由于詹姆斯·乔伊斯也被作为后现代主义的先驱提及(特别是因为《芬内根的守灵》,如伊哈布·哈桑所反复提到的),把他的文学影响同博尔赫斯的加以比较也许不无用处。如克里斯托弗·巴特勒所指出的,在某种意义上说,“《芬内根的守灵》庞大的多重结构(over-organization)”是支配后现代时期的辩证法的一极。然而,另一方面,整个乔伊斯的模式在结构上不及在风格上重要(由于双关语、文字游戏、词源学语词游戏等的广泛作用)。巴特勒说,乔伊斯“贡献了一种语言学的肌理,而博尔赫斯是采用某些如今人们已熟悉不过的叙事手段的第一人”。 55 正如巴特勒所强调的,是博尔赫斯的世界观成为了后现代叙事实验主义的重要前提。博尔赫斯把世界视为可能性、平行时间、可交替的过去与未来的迷宫——这种世界观最引人入胜地表现在短篇小说《交叉小径的花园》中——所有这些都有获得虚构性再现的同等权利。

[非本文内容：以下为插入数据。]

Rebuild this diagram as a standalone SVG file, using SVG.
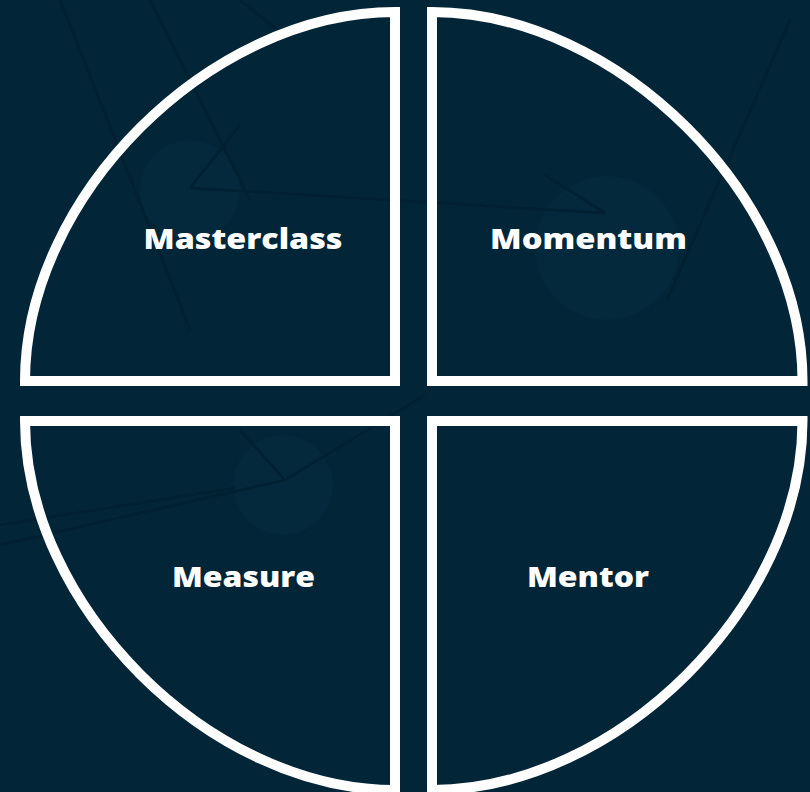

另一位向再现“发问”的作家萨缪尔·贝克特的名字也出现在有关后现代主义的讨论中,尽管一些既是后现代主义的批评者也是其拥护者的贝克特批评家(如对艾伦·怀尔德) 56 ,常常反对把他算在后现代主义写作群体中。由于我认为这个群体是假设的,我认为思考贝克特的不可能性诗学(一种借助于不可能性、语词的无能和失败的诗学 57 ;一种主张唯其不可能写作人们才必须写作的诗学),通过表明后现代典型的可能主义也包含着对可能性的否定,能够扩大后现代假设的范围。因此,我想表明,在后现代主义的那些“可能世界”中,有严格的“不可能世界”的一席之地,这些不可能世界是贝克特所要探索的。
一旦博尔赫斯、纳博科夫和贝克特被视为后现代主义的可靠例证,这个概念走向国际化的道路就显然敞开了。三位非美国籍大师的世界性声誉肯定会增加人们对于这一名称的好奇,而且随着时间的推移,肯定会促进其在美国之外的流行。同样有可能的是,尽管美国人对后现代的概念化有些纠缠不清,但在较深的层次上,它就一种在整个西方世界受到各种形式质疑的文学提出了某些问题。归根结底,后现代主义提供了一个便利的框架,供人们发现或发明存在于众多当代作家间不无趣味的一致性。
除了已经提到的名字外,现今国际后现代主义写作的群体还包括下列作家:胡里奥·科尔塔沙尔,加西亚·马尔克斯,卡洛斯·富恩特斯,加夫雷拉·因凡特,也许还有曼努埃尔·普伊格(在拉丁美洲);托马斯·伯恩哈特,彼得·汉德克和博托·施特劳斯(在德国和奥地利);伊塔洛·卡尔维诺和翁贝托·艾柯(在意大利);阿拉斯代尔·格雷和克里斯汀·布鲁克——罗斯,同时也包括艾丽斯·默多克,约翰·福尔斯,汤姆·斯托帕德和D.M.托马斯(在大不列颠);米歇尔·布托,阿兰·罗伯——格里耶和克洛德·西蒙(在法国);以及米兰·昆德拉这样的“域外人”(extraterritorials)。关于这份不完全名单,值得注意的是,它将彼此全不相似的作家归在一起:他们的典型倾向、世界观、政治观点(包括反政治观点)和风格特点可能大异其趣,他们的影响力可能也是如此,他们中的一些人非常艰深、晦涩、玄奥,另一些人则面向大量的普通读者简单明了地写作。
那么将他们归为一类的理由何在呢?我认为就在于这样一个事实:即使他们表面上没有任何共同之处,他们的作品也都可以成为后现代主义的可靠例证。或者换句话说是基于这样的事实:一位批评家若想把他们放在一起考虑,总是倾向于提出一个参照系,而这个参照系又总会近似于后现代主义那些主要模式中的一种。一旦选择或组建了这类模式,我们所谈论的那些作品就将表明,它们确实有某些共同之处。我认为,在文学惯例(包括反惯例、反讽或戏拟性的惯例重合等)的层面上,最可以令人信服地揭示出这些共同特性。为获致一个灵敏的后现代主义模式,就必须接受这样一种工作假定,即:后现代主义文本别出心裁地运用某些惯例、技巧和常见的结构与风格手段,即使个别地看它们要实现的意图、含意和审美结果大不相同。